Nobody could sensibly take issue with the idea of greater co-ordination between national regulators, or indeed the establishment of best practice standards to which regulators would sign up. But Mr Soros goes further and this is where he begins to part company with reality. He thinks the United Nations might provide a model for the sort of world regulator that could properly protect against amoral capital markets.
A reformed and accountable UN, Mr Soros argues, could be used to promote and impose the standards and principles of open government and society. Indeed? Since when was the UN a formula for anything other than paralysis and argument? It is difficult enough to regulate financial markets on a national scale; just think of the bureaucracy and red tape that would become necessary to do it internationally.

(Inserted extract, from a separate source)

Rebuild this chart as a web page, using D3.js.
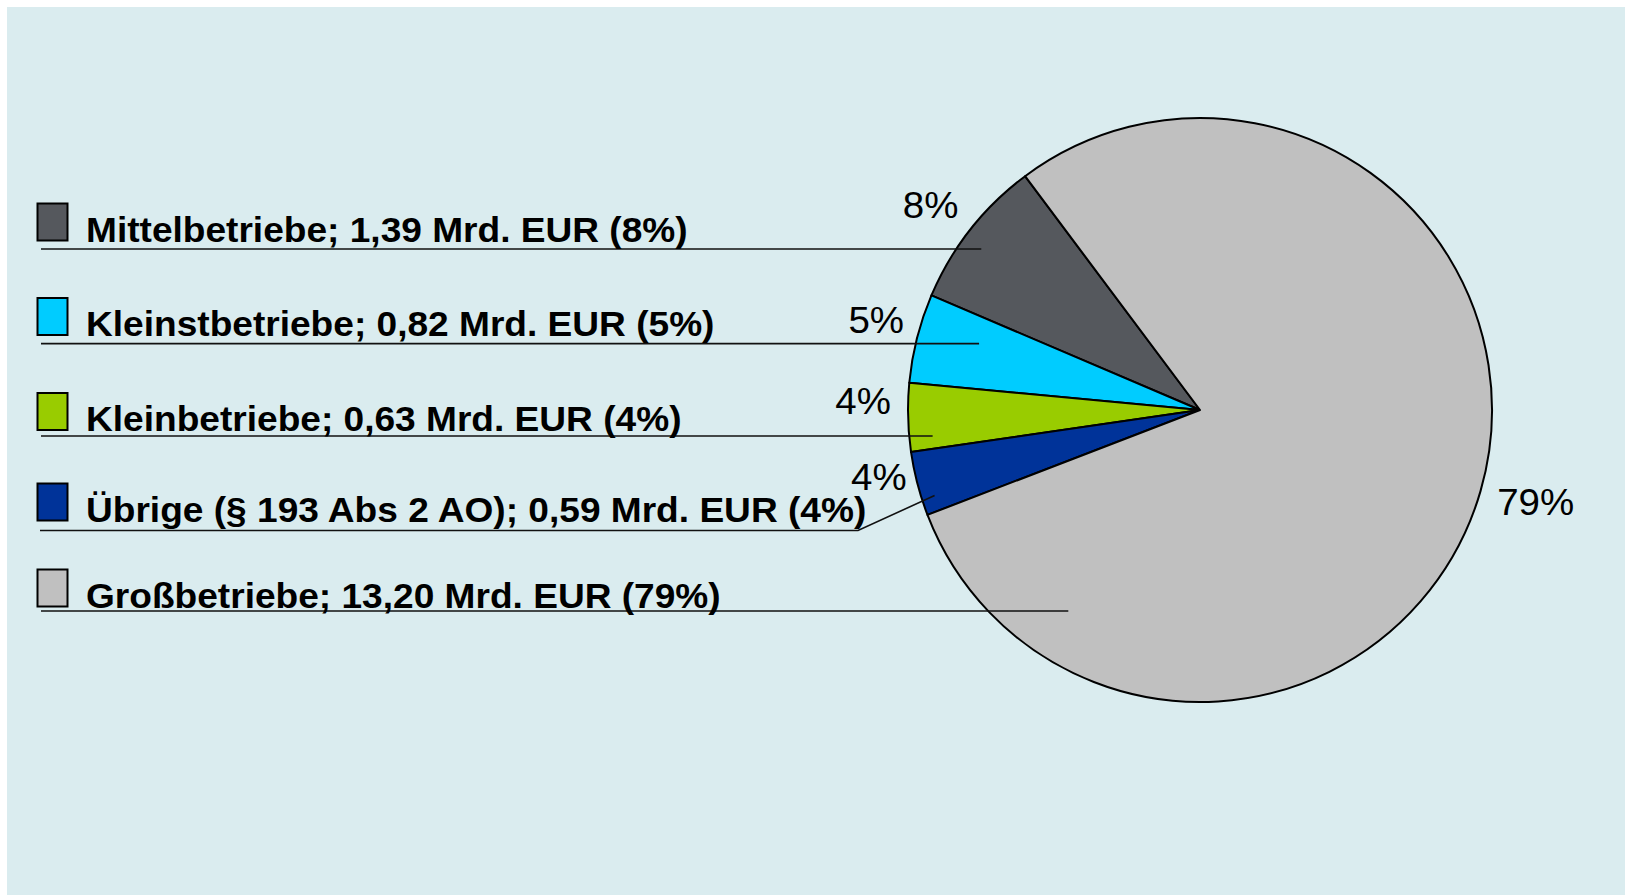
<!DOCTYPE html>
<html>
<head>
<meta charset="utf-8">
<script src="https://cdn.jsdelivr.net/npm/d3@7"></script>
<style>
  body { margin: 0; background: #fff; overflow: hidden; }
  text { font-family: "Liberation Sans", Arial, sans-serif; }
</style>
</head>
<body>
<script>
// data, in the order of the labels on the left
let names = ["Mittelbetriebe", "Kleinstbetriebe", "Kleinbetriebe", "Übrige (§ 193 Abs 2 AO)", "Großbetriebe"]
let values = [1.39, 0.82, 0.63, 0.59, 13.20]
let colors = ["#55585d", "#00ccff", "#99cc00", "#003399", "#c0c0c0"]

// layout of the labels
let rowTop = [203, 297.5, 392.5, 483, 569]
// where each leader line touches its slice: [part of slice angle, part of radius]
let leaderAt = [[0.56, 0.93], [0.36, 0.79], [0.80, 0.92], [0.75, 0.955], [0.125, 0.823]]
// percent labels: turn from the slice middle (degrees) and distance from centre
let pctTurn = [-0.8, 1.3, 3.0, 2.9, -0.8]
let pctDist = [339, 336, 337, 328, 348]

let width = 1625
let height = 895
let cx = 1200, cy = 410, radius = 292
let deg = Math.PI / 180

let de = d3.formatLocale({ decimal: ",", thousands: ".", grouping: [3], currency: ["", " EUR"] })
let fmt = de.format(".2f")
let total = d3.sum(values)
let pct = values.map(v => Math.round(v / total * 100) + "%")

let svg = d3.select("body").append("svg")
  .attr("width", width)
  .attr("height", height)

svg.append("rect")
  .attr("x", 7)
  .attr("y", 7)
  .attr("width", width - 7)
  .attr("height", height - 7)
  .attr("fill", "#daecef")

// counter-clockwise, so the big slice comes last
let pie = d3.pie()
  .sort(null)
  .value(d => d)
  .startAngle(-36.8 * deg)
  .endAngle(-396.8 * deg)

let arcs = pie(values)

let arc = d3.arc().innerRadius(0).outerRadius(radius)

let pieGroup = svg.append("g")
  .attr("transform", "translate(" + cx + ", " + cy + ")")

pieGroup.selectAll("path.slice")
  .data(arcs)
  .enter()
  .append("path")
    .attr("class", "slice")
    .attr("d", arc)
    .attr("fill", (d, i) => colors[i])
    .attr("stroke", "#000")
    .attr("stroke-width", 2)
    .attr("stroke-linejoin", "round")

// point inside a slice
const anchor = (d, i) => {
  let a = d.startAngle + leaderAt[i][0] * (d.endAngle - d.startAngle)
  let r = leaderAt[i][1] * radius
  return [cx + r * Math.sin(a), cy - r * Math.cos(a)]
}

let line = d3.line()

// leader lines
svg.selectAll("path.leader")
  .data(arcs)
  .enter()
  .append("path")
    .attr("class", "leader")
    .attr("fill", "none")
    .attr("stroke", "#111")
    .attr("stroke-width", 1.6)
    .attr("d", (d, i) => {
      let p = anchor(d, i)
      if (i == 3) {
        // this one bends below its text
        let y = rowTop[i] + 47.5
        return line([[40, y], [858, y], p])
      }
      return line([[41, p[1]], p])
    })

// label keys and texts
let rows = svg.selectAll("g.row")
  .data(arcs)
  .enter()
  .append("g")
    .attr("class", "row")

rows.append("rect")
  .attr("x", 37.5)
  .attr("y", (d, i) => rowTop[i] + 0.5)
  .attr("width", 30)
  .attr("height", 37)
  .attr("fill", (d, i) => colors[i])
  .attr("stroke", "#000")
  .attr("stroke-width", 2)

rows.append("text")
  .attr("transform", (d, i) => "translate(86, " + (rowTop[i] + 38.5) + ") scale(1.06, 1)")
  .style("font-size", "35px")
  .style("font-weight", "bold")
  .attr("fill", "#000")
  .text((d, i) => names[i] + "; " + fmt(values[i]) + " Mrd. EUR (" + pct[i] + ")")

// percentages outside the pie
pieGroup.selectAll("text.pct")
  .data(arcs)
  .enter()
  .append("text")
    .attr("class", "pct")
    .attr("transform", (d, i) => {
      let a = (d.startAngle + d.endAngle) / 2 + pctTurn[i] * deg
      let x = pctDist[i] * Math.sin(a)
      let y = -pctDist[i] * Math.cos(a)
      return "translate(" + x + ", " + y + ") scale(1.04, 1)"
    })
    .attr("text-anchor", "middle")
    .attr("dy", "0.36em")
    .style("font-size", "37px")
    .attr("fill", "#000")
    .text((d, i) => pct[i])
</script>
</body>
</html>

But it is the idea of credit guarantees I find hardest to grasp. In my view, a large part of the mischief in global capital markets over the past two years has been caused by the very existence of the IMF, which stands ready and willing to bailout western creditors whenever things go wrong. This is anathema to the efficient operation of free markets, since the existence of such a compensation fund strips the risk out of investment.

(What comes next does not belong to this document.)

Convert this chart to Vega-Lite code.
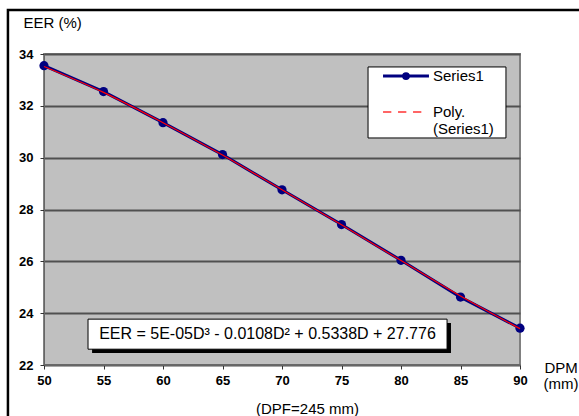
{
  "$schema": "https://vega.github.io/schema/vega-lite/v6.json",
  "width": 476,
  "height": 311,
  "autosize": "none",
  "padding": {"left": 44, "top": 54, "right": 59, "bottom": 51},
  "background": "white",
  "config": {
    "font": "Liberation Sans",
    "view": {"fill": "#c0c0c0", "stroke": "#808080", "strokeWidth": 2},
    "axis": {
      "labelFont": "Liberation Sans",
      "titleFont": "Liberation Sans",
      "labelFontSize": 13,
      "labelFontWeight": "bold",
      "labelColor": "black",
      "titleColor": "black",
      "titleFontSize": 15,
      "titleFontWeight": "normal",
      "tickSize": 4,
      "tickColor": "#333333",
      "domainColor": "#666666",
      "labelFlush": false,
      "labelOverlap": false
    }
  },
  "datasets": {
    "curve": [
      {"D": 50, "EER": 33.55, "series": "Series1"},
      {"D": 55, "EER": 32.55, "series": "Series1"},
      {"D": 60, "EER": 31.35, "series": "Series1"},
      {"D": 65, "EER": 30.12, "series": "Series1"},
      {"D": 70, "EER": 28.76, "series": "Series1"},
      {"D": 75, "EER": 27.42, "series": "Series1"},
      {"D": 80, "EER": 26.04, "series": "Series1"},
      {"D": 85, "EER": 24.62, "series": "Series1"},
      {"D": 90, "EER": 23.42, "series": "Series1"},
      {"D": 50, "EER": 33.52, "series": "Poly. (Series1)"},
      {"D": 55, "EER": 32.52, "series": "Poly. (Series1)"},
      {"D": 60, "EER": 31.35, "series": "Poly. (Series1)"},
      {"D": 65, "EER": 30.10, "series": "Poly. (Series1)"},
      {"D": 70, "EER": 28.76, "series": "Poly. (Series1)"},
      {"D": 75, "EER": 27.41, "series": "Poly. (Series1)"},
      {"D": 80, "EER": 26.03, "series": "Poly. (Series1)"},
      {"D": 85, "EER": 24.66, "series": "Poly. (Series1)"},
      {"D": 90, "EER": 23.40, "series": "Poly. (Series1)"}
    ]
  },
  "layer": [
    {
      "data": {"name": "curve"},
      "transform": [{"filter": "datum.series === 'Series1'"}],
      "mark": {"type": "line", "strokeWidth": 3, "point": {"filled": true, "size": 85, "opacity": 1}},
      "encoding": {
        "x": {
          "field": "D", "type": "quantitative", "title": "(DPF=245 mm)",
          "scale": {"domain": [50, 90], "nice": false, "zero": false},
          "axis": {
            "values": [50, 55, 60, 65, 70, 75, 80, 85, 90],
            "grid": false,
            "titleX": 263, "titleY": 43,
            "titleAlign": "center", "titleBaseline": "middle",
            "labelPadding": 5
          }
        },
        "y": {
          "field": "EER", "type": "quantitative", "title": "EER (%)",
          "scale": {"domain": [22, 34], "nice": false, "zero": false},
          "axis": {
            "values": [22, 24, 26, 28, 30, 32, 34],
            "grid": true, "gridColor": "#505050", "gridWidth": 2,
            "titleAngle": 0, "titleX": -21, "titleY": -32,
            "titleAlign": "left", "titleBaseline": "middle",
            "labelPadding": 7
          }
        },
        "color": {
          "field": "series", "type": "nominal",
          "scale": {"domain": ["Series1", "Poly. (Series1)"], "range": ["#000080", "#ff0000"]},
          "legend": null
        }
      }
    },
    {
      "data": {"values": [{}]},
      "mark": {"type": "rect", "fill": null, "stroke": "black", "strokeWidth": 2.5},
      "encoding": {
        "x": {"datum": 46.97, "type": "quantitative", "title": "(DPF=245 mm)", "scale": {"domain": [50, 90], "nice": false, "zero": false}},
        "x2": {"datum": 130},
        "y": {"datum": 35.7, "type": "quantitative", "title": "EER (%)", "scale": {"domain": [22, 34], "nice": false, "zero": false}},
        "y2": {"datum": 0}
      }
    },
    {
      "data": {"name": "curve"},
      "transform": [{"filter": "datum.series === 'Poly. (Series1)'"}],
      "mark": {"type": "line", "strokeWidth": 1.2, "interpolate": "monotone"},
      "encoding": {
        "x": {"field": "D", "type": "quantitative", "title": "(DPF=245 mm)", "scale": {"domain": [50, 90], "nice": false, "zero": false}},
        "y": {"field": "EER", "type": "quantitative", "title": "EER (%)", "scale": {"domain": [22, 34], "nice": false, "zero": false}},
        "color": {"field": "series", "type": "nominal"}
      }
    },
    {
      "data": {"values": [{}]},
      "mark": {"type": "rect", "fill": "white", "stroke": "black", "strokeWidth": 1},
      "encoding": {
        "x": {"datum": 77.23, "type": "quantitative", "title": "(DPF=245 mm)", "scale": {"domain": [50, 90], "nice": false, "zero": false}},
        "x2": {"datum": 88.82},
        "y": {"datum": 33.5, "type": "quantitative", "title": "EER (%)", "scale": {"domain": [22, 34], "nice": false, "zero": false}},
        "y2": {"datum": 30.76}
      }
    },
    {
      "data": {"values": [{}]},
      "mark": {"type": "rule", "color": "#000080", "strokeWidth": 3},
      "encoding": {
        "x": {"datum": 78.49, "type": "quantitative", "title": "(DPF=245 mm)", "scale": {"domain": [50, 90], "nice": false, "zero": false}},
        "x2": {"datum": 82.35},
        "y": {"datum": 33.15, "type": "quantitative", "title": "EER (%)", "scale": {"domain": [22, 34], "nice": false, "zero": false}}
      }
    },
    {
      "data": {"values": [{}]},
      "mark": {"type": "point", "filled": true, "color": "#000080", "size": 60, "opacity": 1},
      "encoding": {
        "x": {"datum": 80.42, "type": "quantitative", "title": "(DPF=245 mm)", "scale": {"domain": [50, 90], "nice": false, "zero": false}},
        "y": {"datum": 33.15, "type": "quantitative", "title": "EER (%)", "scale": {"domain": [22, 34], "nice": false, "zero": false}}
      }
    },
    {
      "data": {"values": [{}]},
      "mark": {"type": "rule", "color": "#ff3333", "strokeWidth": 1.5, "strokeDash": [8.3, 6.7]},
      "encoding": {
        "x": {"datum": 78.49, "type": "quantitative", "title": "(DPF=245 mm)", "scale": {"domain": [50, 90], "nice": false, "zero": false}},
        "x2": {"datum": 81.76},
        "y": {"datum": 31.76, "type": "quantitative", "title": "EER (%)", "scale": {"domain": [22, 34], "nice": false, "zero": false}}
      }
    },
    {
      "data": {"values": [{"name": ["Series1"], "row": 33.15}, {"name": ["Poly.", "(Series1)"], "row": 31.76}]},
      "mark": {"type": "text", "fontSize": 15, "color": "black", "align": "left", "baseline": "middle", "lineHeight": 16.5},
      "encoding": {
        "x": {"datum": 82.69, "type": "quantitative", "title": "(DPF=245 mm)", "scale": {"domain": [50, 90], "nice": false, "zero": false}},
        "y": {"field": "row", "type": "quantitative", "title": "EER (%)", "scale": {"domain": [22, 34], "nice": false, "zero": false}},
        "text": {"field": "name"}
      }
    },
    {
      "data": {"values": [{}]},
      "mark": {"type": "rect", "fill": "black"},
      "encoding": {
        "x": {"datum": 54.04, "type": "quantitative", "title": "(DPF=245 mm)", "scale": {"domain": [50, 90], "nice": false, "zero": false}},
        "x2": {"datum": 84.2},
        "y": {"datum": 23.62, "type": "quantitative", "title": "EER (%)", "scale": {"domain": [22, 34], "nice": false, "zero": false}},
        "y2": {"datum": 22.46}
      }
    },
    {
      "data": {"values": [{}]},
      "mark": {"type": "rect", "fill": "white", "stroke": "black", "strokeWidth": 1},
      "encoding": {
        "x": {"datum": 53.7, "type": "quantitative", "title": "(DPF=245 mm)", "scale": {"domain": [50, 90], "nice": false, "zero": false}},
        "x2": {"datum": 83.87},
        "y": {"datum": 23.77, "type": "quantitative", "title": "EER (%)", "scale": {"domain": [22, 34], "nice": false, "zero": false}},
        "y2": {"datum": 22.61}
      }
    },
    {
      "data": {"values": [{"eq": "EER = 5E-05D³ - 0.0108D² + 0.5338D + 27.776"}]},
      "mark": {"type": "text", "fontSize": 16, "color": "black", "align": "center", "baseline": "middle"},
      "encoding": {
        "x": {"datum": 68.78, "type": "quantitative", "title": "(DPF=245 mm)", "scale": {"domain": [50, 90], "nice": false, "zero": false}},
        "y": {"datum": 23.19, "type": "quantitative", "title": "EER (%)", "scale": {"domain": [22, 34], "nice": false, "zero": false}},
        "text": {"field": "eq"}
      }
    },
    {
      "data": {"values": [{"unit": ["DPM", "(mm)"]}]},
      "mark": {"type": "text", "fontSize": 15, "color": "black", "align": "center", "baseline": "middle", "lineHeight": 16},
      "encoding": {
        "x": {"datum": 93.45, "type": "quantitative", "title": "(DPF=245 mm)", "scale": {"domain": [50, 90], "nice": false, "zero": false}},
        "y": {"datum": 21.88, "type": "quantitative", "title": "EER (%)", "scale": {"domain": [22, 34], "nice": false, "zero": false}},
        "text": {"field": "unit"}
      }
    }
  ]
}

If international capital knows it is going to be bailed out every time it makes a dud investment, it will never learn the lesson of these crises. If Western lenders and investors had been made to suffer the full consequences of their misjudgement, they'd be that much more cautious next time round.

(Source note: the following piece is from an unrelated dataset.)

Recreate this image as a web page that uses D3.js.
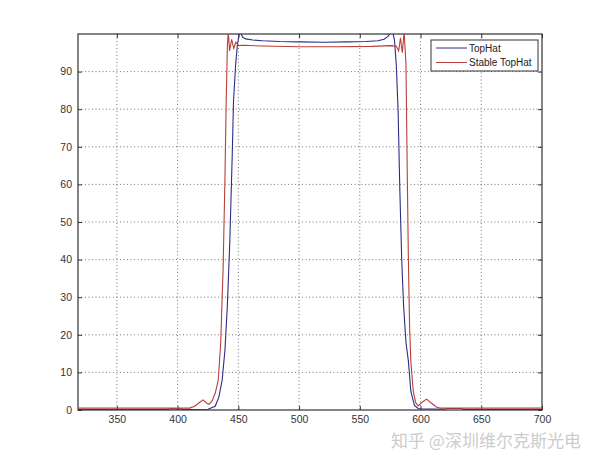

Rather than helping the countries involved, the IMF aid has largely gone into repaying Western creditors. It is hard to see how the existence of pre-emptive loan guarantees helps. Much more likely is that they would compound the misallocation of capital which underlies the emerging markets crisis.
The problem, surely, is not that capital markets are inherently unstable, which is what Mr Soros suggests, but that they are prone to become so if their self correcting mechanisms are distorted by the knowledge that whatever they do, they cannot lose.
I find it slightly curious that an old fashioned liberal like me should be arguing this hard-line free-market case, while Mr Soros, a billionaire speculator, is meanwhile discovering the joys of brotherly love and being nice to the natives. All this no doubt makes Mr Soros feel better about himself, but I doubt very much that this retreat into neo-socialist thinking is the way forward either for the capital markets or the world.
The only qualification I would add to this general observation is that we in the West perhaps don't live as much by the free market standards we would foist on the developing world as we might like to pretend. When things begin to go wrong economically, we don't deflate, we reflate. Governments borrow more to spend more and central bankers stand ready to inject liquidity into the system, by cutting interest rates and printing more money.
When our banks go bust, we bail them out and depositors generally get their money back. This is as true of the US, land of the free, as it is here in Western Europe. We too have our examples of semi-corrupt, crony capitalism - the Savings & Loan and Long-Term Capital Management crises being only the most obvious.
The difference is, however, that we have adequate rules of transparency and accountability, backed by robust national regulation, so that the crises, when they do come, tend to be much more limited in nature.
The developing world is a good deal more likely to get the economic investment it needs via this route than the one suggested by Mr Soros, which seems to me to amount to little more than privately administered state aid.